# Affectionate Sweet Lionhead in NJ/NYC



## butterfree (Aug 16, 2015)

Need a home for an adorable and affectionate Lionhead rabbit in NJ or NYC. He is neutered and litter box trained and has spent his life as a house bun. I am going to school and due to an unexpected death in the family there is no one to care for him.

He loves bananas and kale. You will not meet a sweeter rabbit - he literally licks you like a dog and loves getting pet and brushed. He gets along well with all humans and animals and its a hilarious and mischievous 1.5 year old soul. 

I have all of his supplies and will glad you pass on his carrier, play pen, litter box, litter, food, and numerous toys. 

I want him to go to a good home with bunny-loving people. This all breaks my heart but I need to think about his life. If you want the sweetest fluffball in the world in your life, you can email me at [email protected]

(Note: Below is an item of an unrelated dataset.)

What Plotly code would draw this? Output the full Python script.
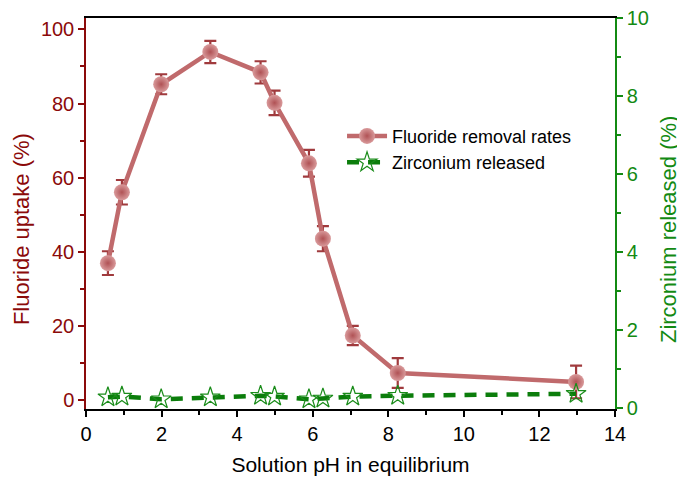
import plotly.graph_objects as go

ph = [0.58, 0.95, 1.99, 3.29, 4.62, 4.99, 5.90, 6.27, 7.06, 8.25, 12.97]
fluoride = [37.0, 56.1, 85.2, 93.9, 88.4, 80.2, 63.9, 43.6, 17.5, 7.4, 5.0]
fluoride_err = [3.2, 3.3, 2.7, 3.0, 3.0, 3.3, 3.6, 3.4, 2.6, 4.0, 4.4]
zirconium = [0.28, 0.30, 0.23, 0.28, 0.32, 0.30, 0.23, 0.25, 0.30, 0.32, 0.37]

red_dark = "#8b0a0a"
green = "#138a13"
font_family = "Liberation Sans, Arial, sans-serif"

fig = go.Figure()
fig.add_trace(go.Scatter(
    x=ph, y=fluoride, name="Fluoride removal rates", mode="lines+markers",
    line=dict(color="#c06a6c", width=4.5),
    marker=dict(size=16, color="#d99a9b", symbol="circle",
                gradient=dict(type="radial", color="#b05255"),
                line=dict(width=0)),
    error_y=dict(type="data", array=fluoride_err, visible=True,
                 color="#a03a3d", thickness=2.2, width=6),
    yaxis="y"))
fig.add_trace(go.Scatter(
    x=ph, y=zirconium, name="Zirconium released", mode="lines+markers",
    line=dict(color="#0b7d0b", width=4.5, dash="12px,9px"),
    marker=dict(size=15, symbol="star-open", color="#1a8c1a",
                line=dict(width=1.2, color="#1a8c1a")),
    yaxis="y2"))

fig.update_layout(
    width=685, height=479,
    margin=dict(l=78, r=78, t=10, b=78, autoexpand=False),
    paper_bgcolor="white", plot_bgcolor="white",
    font=dict(family=font_family, size=18, color="black"),
    showlegend=True,
    legend=dict(x=0.484, y=0.745, xanchor="left", yanchor="top",
                bgcolor="rgba(0,0,0,0)", font=dict(size=18),
                tracegroupgap=0, itemwidth=40),
    xaxis=dict(range=[0, 14], dtick=2, tick0=0, automargin=False,
               showline=True, linecolor="black", linewidth=1.5, mirror=True,
               ticks="outside", ticklen=6, tickwidth=1.5, tickcolor="black",
               minor=dict(dtick=1, ticks="outside", ticklen=4, tickwidth=1.5, tickcolor="black"),
               showgrid=False, zeroline=False,
               tickfont=dict(size=20, color="black"),
               title=dict(text="Solution pH in equilibrium", font=dict(size=21, color="black"), standoff=14)),
    yaxis=dict(range=[-2.3, 103.05], dtick=20, tick0=0, automargin=False,
               showline=True, linecolor=red_dark, linewidth=1.5,
               ticks="outside", ticklen=6, tickwidth=1.5, tickcolor=red_dark,
               minor=dict(dtick=10, ticks="outside", ticklen=4, tickwidth=1.5, tickcolor=red_dark),
               showgrid=False, zeroline=False,
               tickfont=dict(size=20, color=red_dark)),
    yaxis2=dict(range=[-0.02, 10.002], tickvals=[0, 2, 4, 6, 8, 10], overlaying="y", side="right", automargin=False,
                showline=True, linecolor=green, linewidth=1.5,
                ticks="outside", ticklen=6, tickwidth=1.5, tickcolor=green,
                minor=dict(tickvals=[1, 3, 5, 7, 9], ticks="outside", ticklen=4, tickwidth=1.5, tickcolor=green),
                showgrid=False, zeroline=False, ticklabeloverflow="allow",
                tickfont=dict(size=20, color=green)),
    annotations=[
        dict(text="Fluoride uptake (%)", xref="paper", yref="paper", x=-0.123, y=0.46,
             xanchor="center", yanchor="middle", textangle=-90, showarrow=False,
             font=dict(size=22, color=red_dark)),
        dict(text="Zirconium released (%)", xref="paper", yref="paper", x=1.100, y=0.46,
             xanchor="center", yanchor="middle", textangle=-90, showarrow=False,
             font=dict(size=22, color=green)),
    ],
)

fig.write_html("out.html")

Here is a link to view this dapper fellow http://newjersey.craigslist.org/pet/5176171952.html


----------



## Nancy McClelland (Aug 17, 2015)

do wish we were closer


----------



## LionBunn (Aug 18, 2015)

I'm in Pennsylvania but I doubt my husband will go for it. Be careful on Craigslist. A rehoming fee doesn't guarantee a good home.


----------